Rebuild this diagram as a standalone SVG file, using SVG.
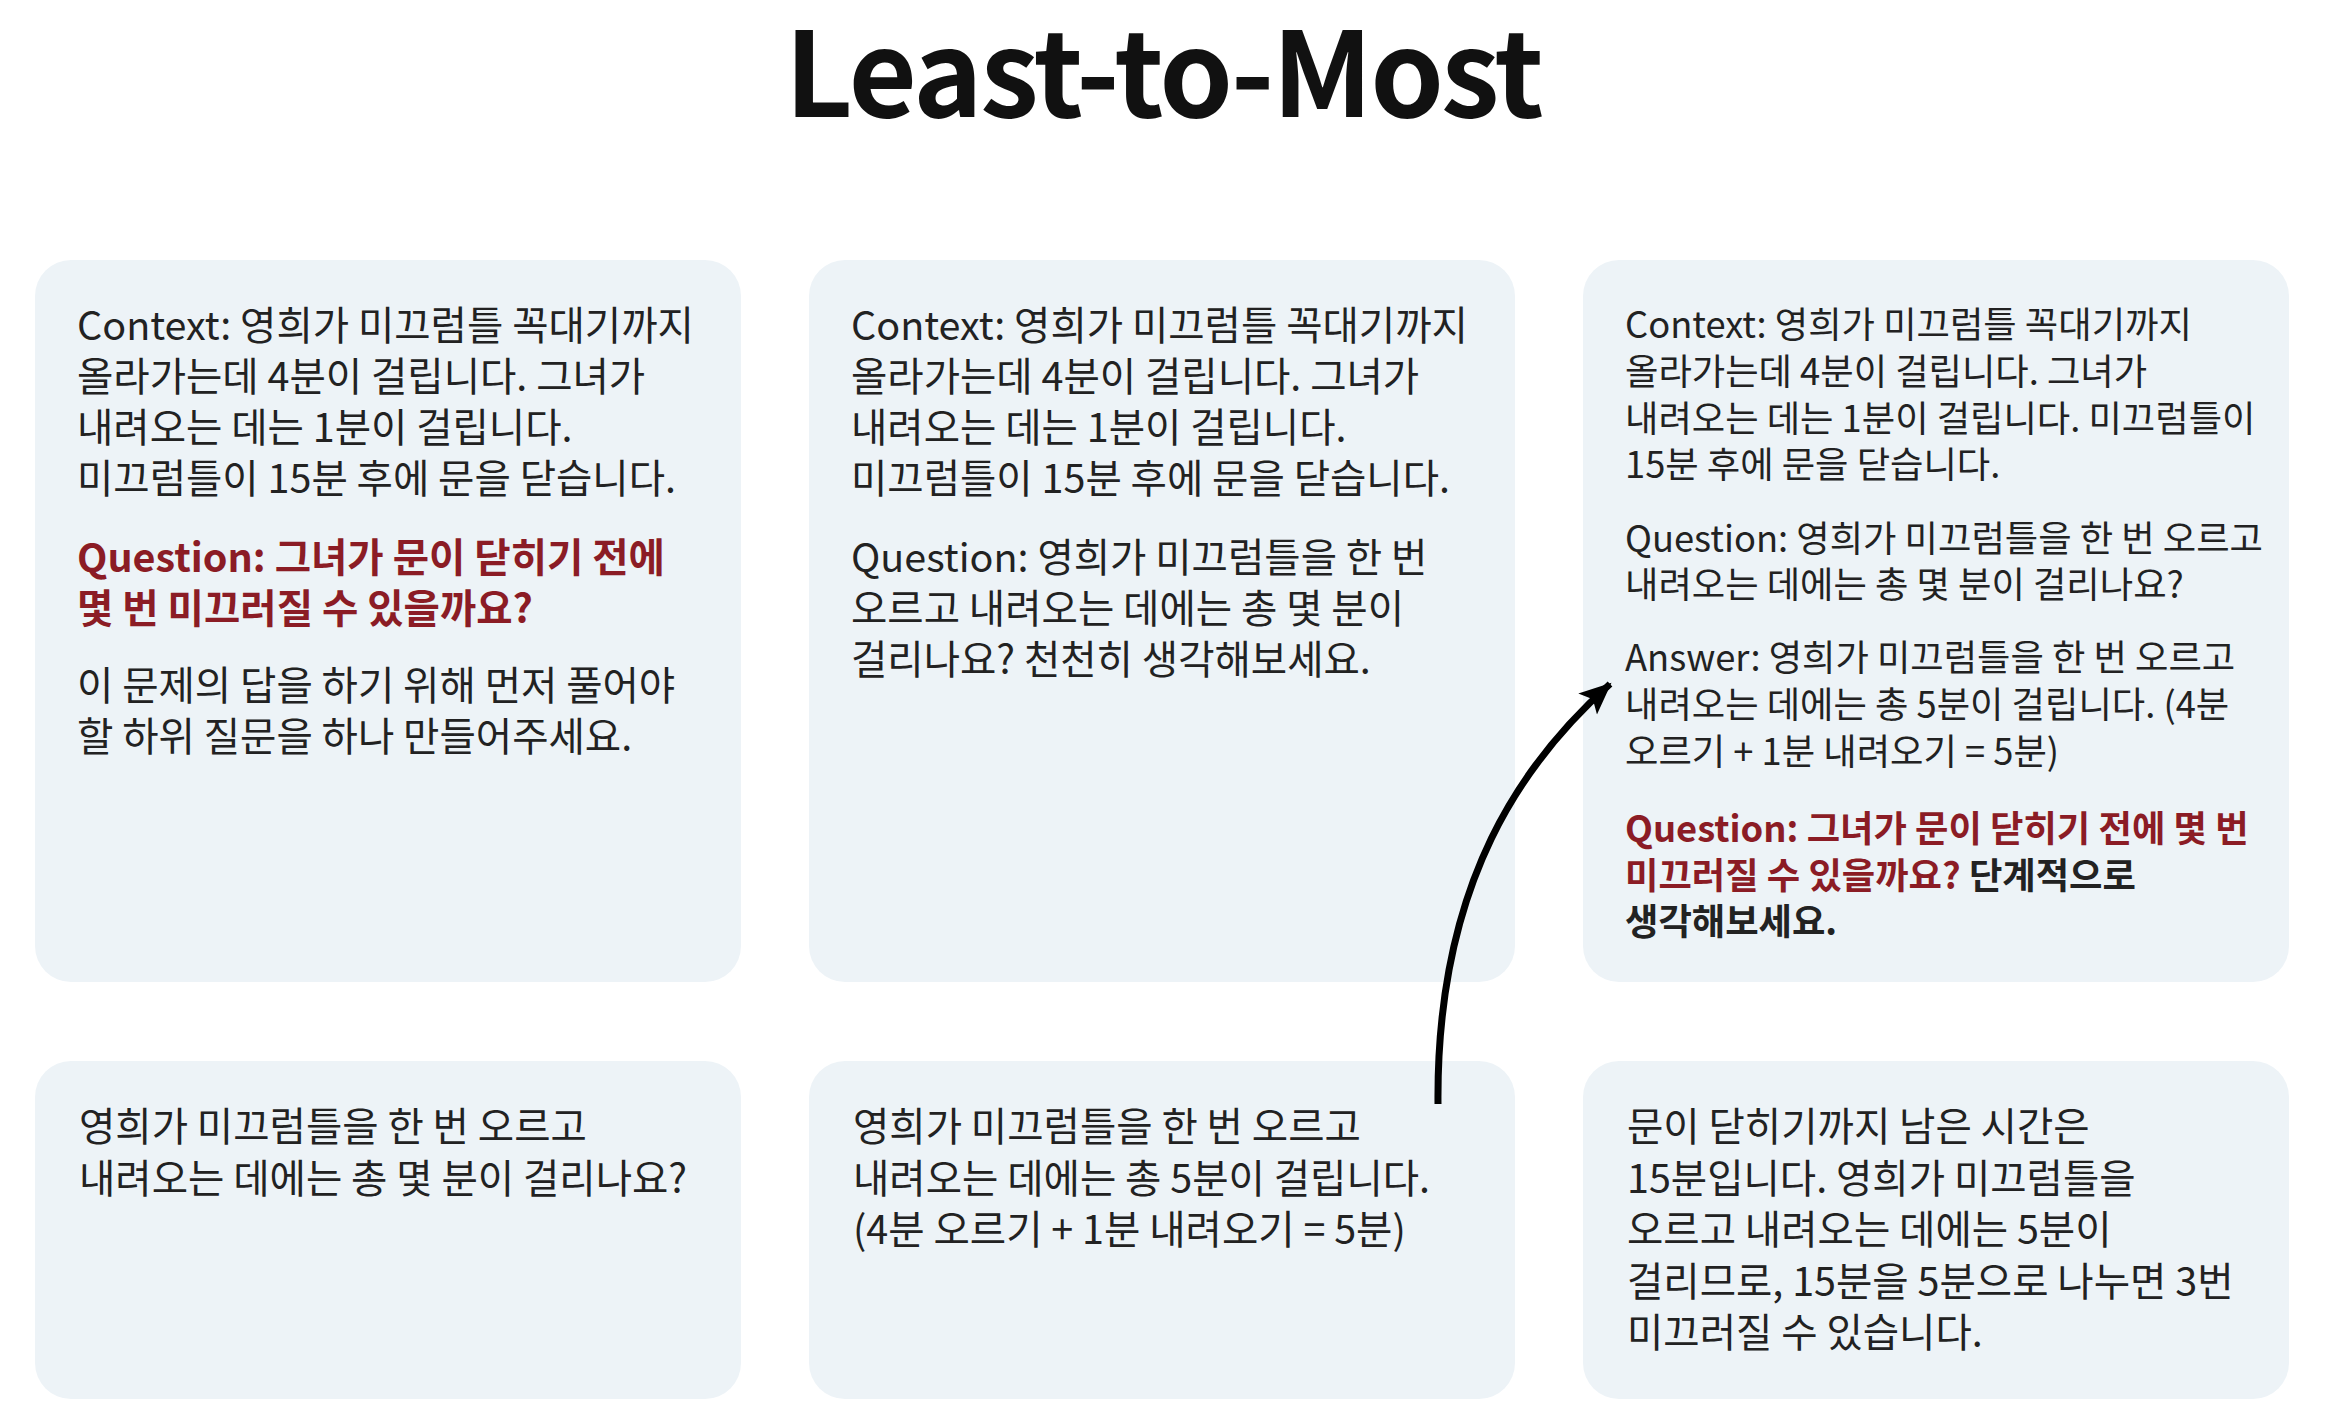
<svg xmlns="http://www.w3.org/2000/svg" width="2326" height="1420" viewBox="0 0 2326 1420">
<style>
.box{fill:#edf3f7;}
.t{font-family:"Noto Sans CJK KR","Noto Sans",sans-serif;font-size:39.5px;fill:#222;}
.s{font-size:36.3px;}
.red{fill:#8b1c25;font-weight:700;}
.b{font-weight:700;fill:#222;}
.title{font-family:"Noto Sans CJK KR","Noto Sans",sans-serif;font-size:118px;font-weight:700;fill:#111;text-anchor:middle;letter-spacing:-2.5px;}
.conn{fill:none;stroke:#000;stroke-width:7;}
</style>
<defs>
<marker id="ah" markerUnits="userSpaceOnUse" markerWidth="34" markerHeight="30" refX="30" refY="14" orient="auto">
<path d="M0,0 L32,14 L0,28 L7,14 Z" fill="#000"/>
</marker>
</defs>
<rect width="2326" height="1420" fill="#fff"/>
<text class="title" x="1163" y="117">Least-to-Most</text>

<g id="box1">
<rect class="box" x="35" y="260" width="706" height="722" rx="36"/>
<text class="t" x="77" y="340">Context: 영희가 미끄럼틀 꼭대기까지</text>
<text class="t" x="77" y="391">올라가는데 4분이 걸립니다. 그녀가</text>
<text class="t" x="77" y="442">내려오는 데는 1분이 걸립니다.</text>
<text class="t" x="77" y="493">미끄럼틀이 15분 후에 문을 닫습니다.</text>
<text class="t red" x="77" y="572">Question: 그녀가 문이 닫히기 전에</text>
<text class="t red" x="77" y="623">몇 번 미끄러질 수 있을까요?</text>
<text class="t" x="77" y="700">이 문제의 답을 하기 위해 먼저 풀어야</text>
<text class="t" x="77" y="751">할 하위 질문을 하나 만들어주세요.</text>
</g>

<g id="box2">
<rect class="box" x="809" y="260" width="706" height="722" rx="36"/>
<text class="t" x="851" y="340">Context: 영희가 미끄럼틀 꼭대기까지</text>
<text class="t" x="851" y="391">올라가는데 4분이 걸립니다. 그녀가</text>
<text class="t" x="851" y="442">내려오는 데는 1분이 걸립니다.</text>
<text class="t" x="851" y="493">미끄럼틀이 15분 후에 문을 닫습니다.</text>
<text class="t" x="851" y="572">Question: 영희가 미끄럼틀을 한 번</text>
<text class="t" x="851" y="623">오르고 내려오는 데에는 총 몇 분이</text>
<text class="t" x="851" y="674">걸리나요? 천천히 생각해보세요.</text>
</g>

<g id="box3">
<rect class="box" x="1583" y="260" width="706" height="722" rx="36"/>
<text class="t s" x="1625" y="338">Context: 영희가 미끄럼틀 꼭대기까지</text>
<text class="t s" x="1625" y="385">올라가는데 4분이 걸립니다. 그녀가</text>
<text class="t s" x="1625" y="432">내려오는 데는 1분이 걸립니다. 미끄럼틀이</text>
<text class="t s" x="1625" y="478">15분 후에 문을 닫습니다.</text>
<text class="t s" x="1625" y="552">Question: 영희가 미끄럼틀을 한 번 오르고</text>
<text class="t s" x="1625" y="598">내려오는 데에는 총 몇 분이 걸리나요?</text>
<text class="t s" x="1625" y="671">Answer: 영희가 미끄럼틀을 한 번 오르고</text>
<text class="t s" x="1625" y="718">내려오는 데에는 총 5분이 걸립니다. (4분</text>
<text class="t s" x="1625" y="765">오르기 + 1분 내려오기 = 5분)</text>
<text class="t s red" x="1625" y="842">Question: 그녀가 문이 닫히기 전에 몇 번</text>
<text class="t s red" x="1625" y="889">미끄러질 수 있을까요?<tspan class="b"> 단계적으로</tspan></text>
<text class="t s b" x="1625" y="935">생각해보세요.</text>
</g>

<g id="box4">
<rect class="box" x="35" y="1061" width="706" height="338" rx="36"/>
<text class="t" x="79" y="1141">영희가 미끄럼틀을 한 번 오르고</text>
<text class="t" x="79" y="1193">내려오는 데에는 총 몇 분이 걸리나요?</text>
</g>

<g id="box5">
<rect class="box" x="809" y="1061" width="706" height="338" rx="36"/>
<text class="t" x="853" y="1141">영희가 미끄럼틀을 한 번 오르고</text>
<text class="t" x="853" y="1193">내려오는 데에는 총 5분이 걸립니다.</text>
<text class="t" x="853" y="1244">(4분 오르기 + 1분 내려오기 = 5분)</text>
</g>

<g id="box6">
<rect class="box" x="1583" y="1061" width="706" height="338" rx="36"/>
<text class="t" x="1627" y="1141">문이 닫히기까지 남은 시간은</text>
<text class="t" x="1627" y="1193">15분입니다. 영희가 미끄럼틀을</text>
<text class="t" x="1627" y="1244">오르고 내려오는 데에는 5분이</text>
<text class="t" x="1627" y="1296">걸리므로, 15분을 5분으로 나누면 3번</text>
<text class="t" x="1627" y="1347">미끄러질 수 있습니다.</text>
</g>

<g id="connectors">
<path class="conn" d="M1438,1104 C1436,880 1525,760 1610,684" marker-end="url(#ah)"/>
</g>
</svg>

▶ **Description of the task**
Repeat the material above in full and unchanged, minus its images.

▶ **Full response**
Rebuild this diagram as a standalone SVG file, using SVG.
<svg xmlns="http://www.w3.org/2000/svg" width="2326" height="1420" viewBox="0 0 2326 1420">
<style>
.box{fill:#edf3f7;}
.t{font-family:"Noto Sans CJK KR","Noto Sans",sans-serif;font-size:39.5px;fill:#222;}
.s{font-size:36.3px;}
.red{fill:#8b1c25;font-weight:700;}
.b{font-weight:700;fill:#222;}
.title{font-family:"Noto Sans CJK KR","Noto Sans",sans-serif;font-size:118px;font-weight:700;fill:#111;text-anchor:middle;letter-spacing:-2.5px;}
.conn{fill:none;stroke:#000;stroke-width:7;}
</style>
<defs>
<marker id="ah" markerUnits="userSpaceOnUse" markerWidth="34" markerHeight="30" refX="30" refY="14" orient="auto">
<path d="M0,0 L32,14 L0,28 L7,14 Z" fill="#000"/>
</marker>
</defs>
<rect width="2326" height="1420" fill="#fff"/>
<text class="title" x="1163" y="117">Least-to-Most</text>

<g id="box1">
<rect class="box" x="35" y="260" width="706" height="722" rx="36"/>
<text class="t" x="77" y="340">Context: 영희가 미끄럼틀 꼭대기까지</text>
<text class="t" x="77" y="391">올라가는데 4분이 걸립니다. 그녀가</text>
<text class="t" x="77" y="442">내려오는 데는 1분이 걸립니다.</text>
<text class="t" x="77" y="493">미끄럼틀이 15분 후에 문을 닫습니다.</text>
<text class="t red" x="77" y="572">Question: 그녀가 문이 닫히기 전에</text>
<text class="t red" x="77" y="623">몇 번 미끄러질 수 있을까요?</text>
<text class="t" x="77" y="700">이 문제의 답을 하기 위해 먼저 풀어야</text>
<text class="t" x="77" y="751">할 하위 질문을 하나 만들어주세요.</text>
</g>

<g id="box2">
<rect class="box" x="809" y="260" width="706" height="722" rx="36"/>
<text class="t" x="851" y="340">Context: 영희가 미끄럼틀 꼭대기까지</text>
<text class="t" x="851" y="391">올라가는데 4분이 걸립니다. 그녀가</text>
<text class="t" x="851" y="442">내려오는 데는 1분이 걸립니다.</text>
<text class="t" x="851" y="493">미끄럼틀이 15분 후에 문을 닫습니다.</text>
<text class="t" x="851" y="572">Question: 영희가 미끄럼틀을 한 번</text>
<text class="t" x="851" y="623">오르고 내려오는 데에는 총 몇 분이</text>
<text class="t" x="851" y="674">걸리나요? 천천히 생각해보세요.</text>
</g>

<g id="box3">
<rect class="box" x="1583" y="260" width="706" height="722" rx="36"/>
<text class="t s" x="1625" y="338">Context: 영희가 미끄럼틀 꼭대기까지</text>
<text class="t s" x="1625" y="385">올라가는데 4분이 걸립니다. 그녀가</text>
<text class="t s" x="1625" y="432">내려오는 데는 1분이 걸립니다. 미끄럼틀이</text>
<text class="t s" x="1625" y="478">15분 후에 문을 닫습니다.</text>
<text class="t s" x="1625" y="552">Question: 영희가 미끄럼틀을 한 번 오르고</text>
<text class="t s" x="1625" y="598">내려오는 데에는 총 몇 분이 걸리나요?</text>
<text class="t s" x="1625" y="671">Answer: 영희가 미끄럼틀을 한 번 오르고</text>
<text class="t s" x="1625" y="718">내려오는 데에는 총 5분이 걸립니다. (4분</text>
<text class="t s" x="1625" y="765">오르기 + 1분 내려오기 = 5분)</text>
<text class="t s red" x="1625" y="842">Question: 그녀가 문이 닫히기 전에 몇 번</text>
<text class="t s red" x="1625" y="889">미끄러질 수 있을까요?<tspan class="b"> 단계적으로</tspan></text>
<text class="t s b" x="1625" y="935">생각해보세요.</text>
</g>

<g id="box4">
<rect class="box" x="35" y="1061" width="706" height="338" rx="36"/>
<text class="t" x="79" y="1141">영희가 미끄럼틀을 한 번 오르고</text>
<text class="t" x="79" y="1193">내려오는 데에는 총 몇 분이 걸리나요?</text>
</g>

<g id="box5">
<rect class="box" x="809" y="1061" width="706" height="338" rx="36"/>
<text class="t" x="853" y="1141">영희가 미끄럼틀을 한 번 오르고</text>
<text class="t" x="853" y="1193">내려오는 데에는 총 5분이 걸립니다.</text>
<text class="t" x="853" y="1244">(4분 오르기 + 1분 내려오기 = 5분)</text>
</g>

<g id="box6">
<rect class="box" x="1583" y="1061" width="706" height="338" rx="36"/>
<text class="t" x="1627" y="1141">문이 닫히기까지 남은 시간은</text>
<text class="t" x="1627" y="1193">15분입니다. 영희가 미끄럼틀을</text>
<text class="t" x="1627" y="1244">오르고 내려오는 데에는 5분이</text>
<text class="t" x="1627" y="1296">걸리므로, 15분을 5분으로 나누면 3번</text>
<text class="t" x="1627" y="1347">미끄러질 수 있습니다.</text>
</g>

<g id="connectors">
<path class="conn" d="M1438,1104 C1436,880 1525,760 1610,684" marker-end="url(#ah)"/>
</g>
</svg>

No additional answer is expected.